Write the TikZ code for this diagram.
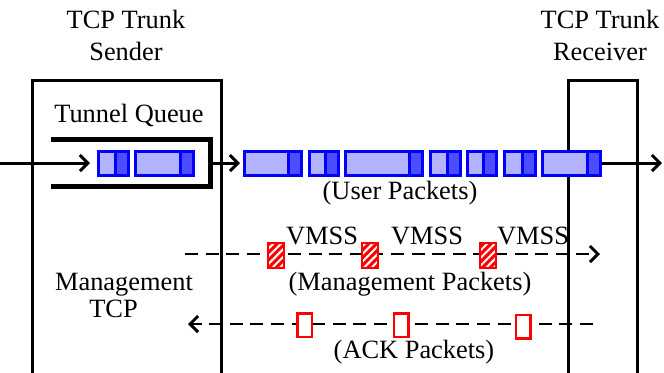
\documentclass[tikz,border=0pt]{standalone}
\usepackage{fontspec}
\setmainfont{Liberation Serif}
\usetikzlibrary{positioning}
\usetikzlibrary{arrows.meta}
\usetikzlibrary{patterns.meta}

\definecolor{pktlight}{RGB}{179,179,255}
\definecolor{pktdark}{RGB}{77,77,255}

\tikzset{
	host/.style={draw, line width=1.5pt, inner sep=0pt},
	title/.style={align=center, inner sep=0pt, anchor=north},
	lbl/.style={inner sep=0pt, anchor=base},
	pkt/.style={draw=blue, fill=pktlight, line width=1.5pt, minimum height=12pt, inner sep=0pt},
	pkttail/.style={draw=blue, fill=pktdark, line width=1.5pt, minimum height=12pt, minimum width=6.5pt, inner sep=0pt, anchor=east},
	mpkt/.style={draw=red, line width=1pt, preaction={fill=red}, pattern={Lines[angle=45, distance=2.7pt, line width=1pt]}, pattern color=white, minimum width=8pt, minimum height=12.5pt, inner sep=0pt},
	apkt/.style={draw=red, fill=white, line width=1.25pt, minimum width=7.25pt, minimum height=11.75pt, inner sep=0pt},
	flow/.style={line width=1.5pt, -{Straight Barb[length=4pt, width=8pt]}},
	ctrl/.style={line width=1.45pt, dash pattern=on 6.5pt off 3.8pt, -{Straight Barb[length=4pt, width=8pt]}},
}

\begin{document}
\begin{tikzpicture}[x=0.5pt, y=-0.5pt, font=\fontsize{13.2pt}{16pt}\selectfont]
	\useasboundingbox (0,0) rectangle (664,372);

	% hosts
	\node[host, minimum width=94.5pt, minimum height=170pt] (sender) at (126.5,250) {};
	\node[host, minimum width=34.5pt, minimum height=170pt] (receiver) at (602.5,250) {};
	\node[title] (sendertxt) at (126,10) {TCP Trunk\\Sender};
	\node[title] (receivertxt) at (600,10) {TCP Trunk\\Receiver};
	\node[lbl] (mgmttxt) at (124,290) {Management};
	\node[lbl] (tcptxt) at (113.5,317) {TCP};

	% tunnel queue
	\node[lbl] (queuetxt) at (129,122) {Tunnel Queue};
	\node[minimum width=79.5pt, minimum height=23.5pt, inner sep=0pt, outer sep=0pt] (queue) at (130.5,163) {};
	\draw[line width=2.5pt] (queue.north west) -| (queue.south east) -- (queue.south west);

	\node[pkt, minimum width=15pt] (q1) at (113.5,163) {};
	\node[pkttail] (q1t) at (q1.east) {};
	\node[pkt, minimum width=29pt] (q2) at (164.5,163) {};
	\node[pkttail] (q2t) at (q2.east) {};

	% user packets
	\node[pkt, minimum width=28.5pt] (u1) at (273,163) {};
	\node[pkt, minimum width=14.5pt, right=2.25pt of u1] (u2) {};
	\node[pkt, minimum width=38.5pt, right=2.25pt of u2] (u3) {};
	\node[pkt, minimum width=15pt, right=2.25pt of u3] (u4) {};
	\node[pkt, minimum width=14.5pt, right=2.25pt of u4] (u5) {};
	\node[pkt, minimum width=15.5pt, right=2.25pt of u5] (u6) {};
	\node[pkt, minimum width=29pt, right=2.25pt of u6] (u7) {};
	\node[pkttail] (u1t) at (u1.east) {};
	\node[pkttail] (u2t) at (u2.east) {};
	\node[pkttail] (u3t) at (u3.east) {};
	\node[pkttail] (u4t) at (u4.east) {};
	\node[pkttail] (u5t) at (u5.east) {};
	\node[pkttail] (u6t) at (u6.east) {};
	\node[pkttail] (u7t) at (u7.east) {};
	\node[lbl] (usertxt) at (400,199) {(User Packets)};

	% data path
	\coordinate (in) at (0,163);
	\coordinate (out) at (662,163);
	\draw[flow, shorten >=3.5pt] (in) -- (q1.west);
	\draw[flow, shorten >=1.5pt] (queue.east) -- (u1.west);
	\draw[flow] (u7.east) -- (out);

	% management packets
	\coordinate (mfrom) at (185,254);
	\coordinate (mto) at (600,254);
	\draw[ctrl] (mfrom) -- (mto);
	\node[mpkt] (m1) at (276,255.5) {};
	\node[mpkt] (m2) at (370,255.5) {};
	\node[mpkt] (m3) at (487.5,255.5) {};
	\node[lbl] (v1) at (322,244) {VMSS};
	\node[lbl] (v2) at (427,244) {VMSS};
	\node[lbl] (v3) at (533,244) {VMSS};
	\node[lbl] (mpkttxt) at (410,290) {(Management Packets)};

	% ack packets
	\coordinate (afrom) at (593,324);
	\coordinate (ato) at (188,324);
	\draw[ctrl] (afrom) -- (ato);
	\node[apkt] (a1) at (304.5,325) {};
	\node[apkt] (a2) at (401,325) {};
	\node[apkt] (a3) at (523,326.5) {};
	\node[lbl] (acktxt) at (414,358) {(ACK Packets)};
\end{tikzpicture}
\end{document}
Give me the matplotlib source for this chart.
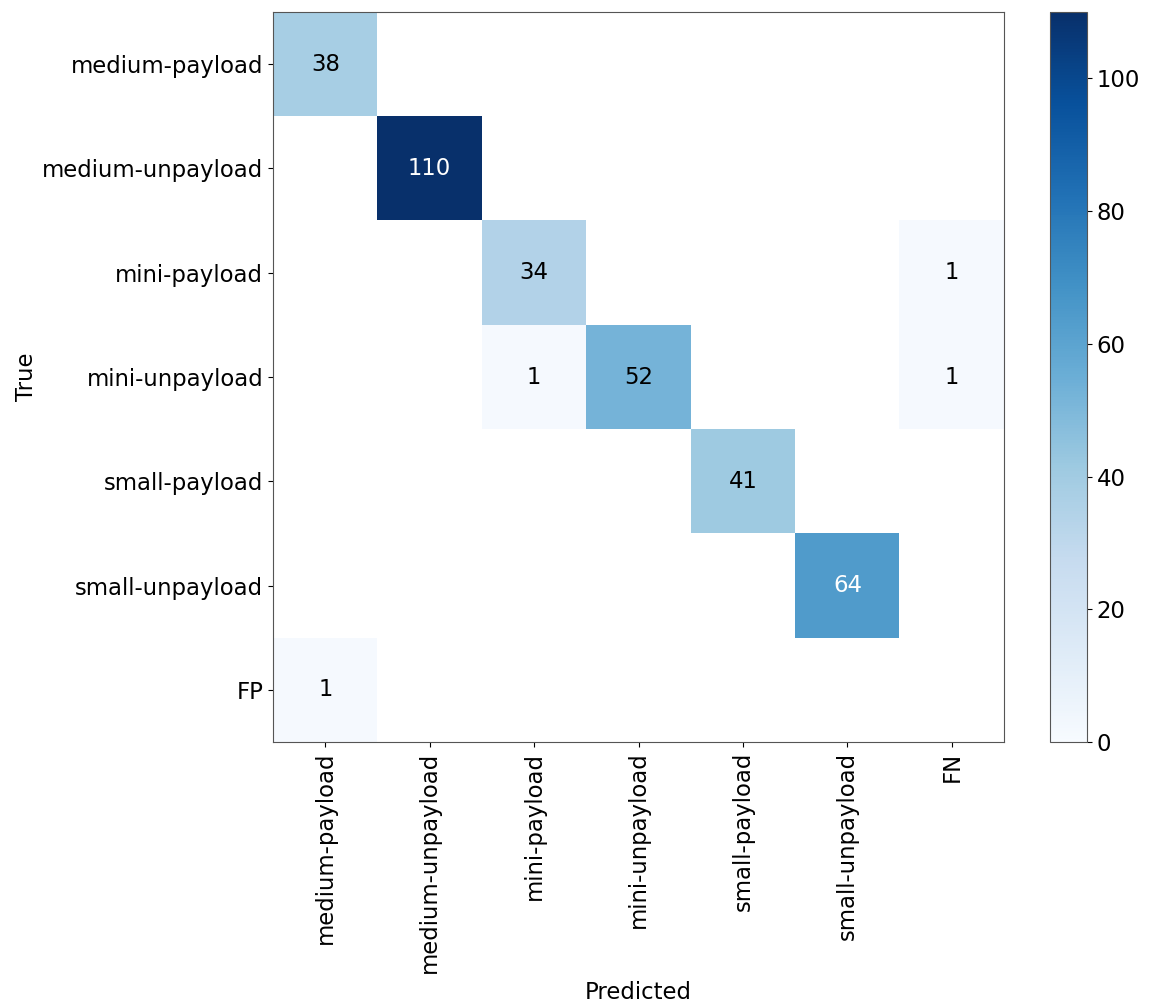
import matplotlib.pyplot as plt
import numpy as np

labels = ['medium-payload', 'medium-unpayload', 'mini-payload', 'mini-unpayload',
          'small-payload', 'small-unpayload']
row_labels = labels + ['FP']
col_labels = labels + ['FN']

# rows = true class, cols = predicted class
cm = np.array([
    [38, 0, 0, 0, 0, 0, 0],
    [0, 110, 0, 0, 0, 0, 0],
    [0, 0, 34, 0, 0, 0, 1],
    [0, 0, 1, 52, 0, 0, 1],
    [0, 0, 0, 0, 41, 0, 0],
    [0, 0, 0, 0, 0, 64, 0],
    [1, 0, 0, 0, 0, 0, 0],
])

plt.rcParams['font.size'] = 16.4

fig = plt.figure(figsize=(11.55, 10.05), dpi=100)
ax = fig.add_axes([0.2364, 0.2617, 0.6329, 0.7263])
cax = fig.add_axes([0.909, 0.2617, 0.032, 0.7263])

shown = np.ma.masked_where(cm == 0, cm)
im = ax.imshow(shown, cmap='Blues', vmin=0, vmax=cm.max(), aspect='auto')

thresh = (cm.max() + cm.min()) / 2
for i in range(cm.shape[0]):
    for j in range(cm.shape[1]):
        if cm[i, j] > 0:
            ax.text(j, i, str(cm[i, j]), ha='center', va='center',
                    color='white' if cm[i, j] > thresh else 'black')

ax.set_xticks(range(len(col_labels)))
ax.set_xticklabels(col_labels, rotation=90)
ax.set_yticks(range(len(row_labels)))
ax.set_yticklabels(row_labels)
ax.set_xlabel('Predicted', labelpad=6)
ax.set_ylabel('True', labelpad=3)
for s in ax.spines.values():
    s.set_edgecolor('#555555')

cb = fig.colorbar(im, cax=cax)
cb.outline.set_edgecolor('#555555')

plt.savefig('out.png', dpi=100)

Exercise task:
The pictures in the entries should be left out; output everything else exactly.

Task output:
Write the TikZ code for this diagram.
\documentclass[tikz,border=0pt]{standalone}
\usepackage{fontspec}
\setmainfont{Liberation Serif}
\usetikzlibrary{positioning}
\usetikzlibrary{arrows.meta}
\usetikzlibrary{patterns.meta}

\definecolor{pktlight}{RGB}{179,179,255}
\definecolor{pktdark}{RGB}{77,77,255}

\tikzset{
	host/.style={draw, line width=1.5pt, inner sep=0pt},
	title/.style={align=center, inner sep=0pt, anchor=north},
	lbl/.style={inner sep=0pt, anchor=base},
	pkt/.style={draw=blue, fill=pktlight, line width=1.5pt, minimum height=12pt, inner sep=0pt},
	pkttail/.style={draw=blue, fill=pktdark, line width=1.5pt, minimum height=12pt, minimum width=6.5pt, inner sep=0pt, anchor=east},
	mpkt/.style={draw=red, line width=1pt, preaction={fill=red}, pattern={Lines[angle=45, distance=2.7pt, line width=1pt]}, pattern color=white, minimum width=8pt, minimum height=12.5pt, inner sep=0pt},
	apkt/.style={draw=red, fill=white, line width=1.25pt, minimum width=7.25pt, minimum height=11.75pt, inner sep=0pt},
	flow/.style={line width=1.5pt, -{Straight Barb[length=4pt, width=8pt]}},
	ctrl/.style={line width=1.45pt, dash pattern=on 6.5pt off 3.8pt, -{Straight Barb[length=4pt, width=8pt]}},
}

\begin{document}
\begin{tikzpicture}[x=0.5pt, y=-0.5pt, font=\fontsize{13.2pt}{16pt}\selectfont]
	\useasboundingbox (0,0) rectangle (664,372);

	% hosts
	\node[host, minimum width=94.5pt, minimum height=170pt] (sender) at (126.5,250) {};
	\node[host, minimum width=34.5pt, minimum height=170pt] (receiver) at (602.5,250) {};
	\node[title] (sendertxt) at (126,10) {TCP Trunk\\Sender};
	\node[title] (receivertxt) at (600,10) {TCP Trunk\\Receiver};
	\node[lbl] (mgmttxt) at (124,290) {Management};
	\node[lbl] (tcptxt) at (113.5,317) {TCP};

	% tunnel queue
	\node[lbl] (queuetxt) at (129,122) {Tunnel Queue};
	\node[minimum width=79.5pt, minimum height=23.5pt, inner sep=0pt, outer sep=0pt] (queue) at (130.5,163) {};
	\draw[line width=2.5pt] (queue.north west) -| (queue.south east) -- (queue.south west);

	\node[pkt, minimum width=15pt] (q1) at (113.5,163) {};
	\node[pkttail] (q1t) at (q1.east) {};
	\node[pkt, minimum width=29pt] (q2) at (164.5,163) {};
	\node[pkttail] (q2t) at (q2.east) {};

	% user packets
	\node[pkt, minimum width=28.5pt] (u1) at (273,163) {};
	\node[pkt, minimum width=14.5pt, right=2.25pt of u1] (u2) {};
	\node[pkt, minimum width=38.5pt, right=2.25pt of u2] (u3) {};
	\node[pkt, minimum width=15pt, right=2.25pt of u3] (u4) {};
	\node[pkt, minimum width=14.5pt, right=2.25pt of u4] (u5) {};
	\node[pkt, minimum width=15.5pt, right=2.25pt of u5] (u6) {};
	\node[pkt, minimum width=29pt, right=2.25pt of u6] (u7) {};
	\node[pkttail] (u1t) at (u1.east) {};
	\node[pkttail] (u2t) at (u2.east) {};
	\node[pkttail] (u3t) at (u3.east) {};
	\node[pkttail] (u4t) at (u4.east) {};
	\node[pkttail] (u5t) at (u5.east) {};
	\node[pkttail] (u6t) at (u6.east) {};
	\node[pkttail] (u7t) at (u7.east) {};
	\node[lbl] (usertxt) at (400,199) {(User Packets)};

	% data path
	\coordinate (in) at (0,163);
	\coordinate (out) at (662,163);
	\draw[flow, shorten >=3.5pt] (in) -- (q1.west);
	\draw[flow, shorten >=1.5pt] (queue.east) -- (u1.west);
	\draw[flow] (u7.east) -- (out);

	% management packets
	\coordinate (mfrom) at (185,254);
	\coordinate (mto) at (600,254);
	\draw[ctrl] (mfrom) -- (mto);
	\node[mpkt] (m1) at (276,255.5) {};
	\node[mpkt] (m2) at (370,255.5) {};
	\node[mpkt] (m3) at (487.5,255.5) {};
	\node[lbl] (v1) at (322,244) {VMSS};
	\node[lbl] (v2) at (427,244) {VMSS};
	\node[lbl] (v3) at (533,244) {VMSS};
	\node[lbl] (mpkttxt) at (410,290) {(Management Packets)};

	% ack packets
	\coordinate (afrom) at (593,324);
	\coordinate (ato) at (188,324);
	\draw[ctrl] (afrom) -- (ato);
	\node[apkt] (a1) at (304.5,325) {};
	\node[apkt] (a2) at (401,325) {};
	\node[apkt] (a3) at (523,326.5) {};
	\node[lbl] (acktxt) at (414,358) {(ACK Packets)};
\end{tikzpicture}
\end{document}
Give me the matplotlib source for this chart.
import matplotlib.pyplot as plt
import numpy as np

labels = ['medium-payload', 'medium-unpayload', 'mini-payload', 'mini-unpayload',
          'small-payload', 'small-unpayload']
row_labels = labels + ['FP']
col_labels = labels + ['FN']

# rows = true class, cols = predicted class
cm = np.array([
    [38, 0, 0, 0, 0, 0, 0],
    [0, 110, 0, 0, 0, 0, 0],
    [0, 0, 34, 0, 0, 0, 1],
    [0, 0, 1, 52, 0, 0, 1],
    [0, 0, 0, 0, 41, 0, 0],
    [0, 0, 0, 0, 0, 64, 0],
    [1, 0, 0, 0, 0, 0, 0],
])

plt.rcParams['font.size'] = 16.4

fig = plt.figure(figsize=(11.55, 10.05), dpi=100)
ax = fig.add_axes([0.2364, 0.2617, 0.6329, 0.7263])
cax = fig.add_axes([0.909, 0.2617, 0.032, 0.7263])

shown = np.ma.masked_where(cm == 0, cm)
im = ax.imshow(shown, cmap='Blues', vmin=0, vmax=cm.max(), aspect='auto')

thresh = (cm.max() + cm.min()) / 2
for i in range(cm.shape[0]):
    for j in range(cm.shape[1]):
        if cm[i, j] > 0:
            ax.text(j, i, str(cm[i, j]), ha='center', va='center',
                    color='white' if cm[i, j] > thresh else 'black')

ax.set_xticks(range(len(col_labels)))
ax.set_xticklabels(col_labels, rotation=90)
ax.set_yticks(range(len(row_labels)))
ax.set_yticklabels(row_labels)
ax.set_xlabel('Predicted', labelpad=6)
ax.set_ylabel('True', labelpad=3)
for s in ax.spines.values():
    s.set_edgecolor('#555555')

cb = fig.colorbar(im, cax=cax)
cb.outline.set_edgecolor('#555555')

plt.savefig('out.png', dpi=100)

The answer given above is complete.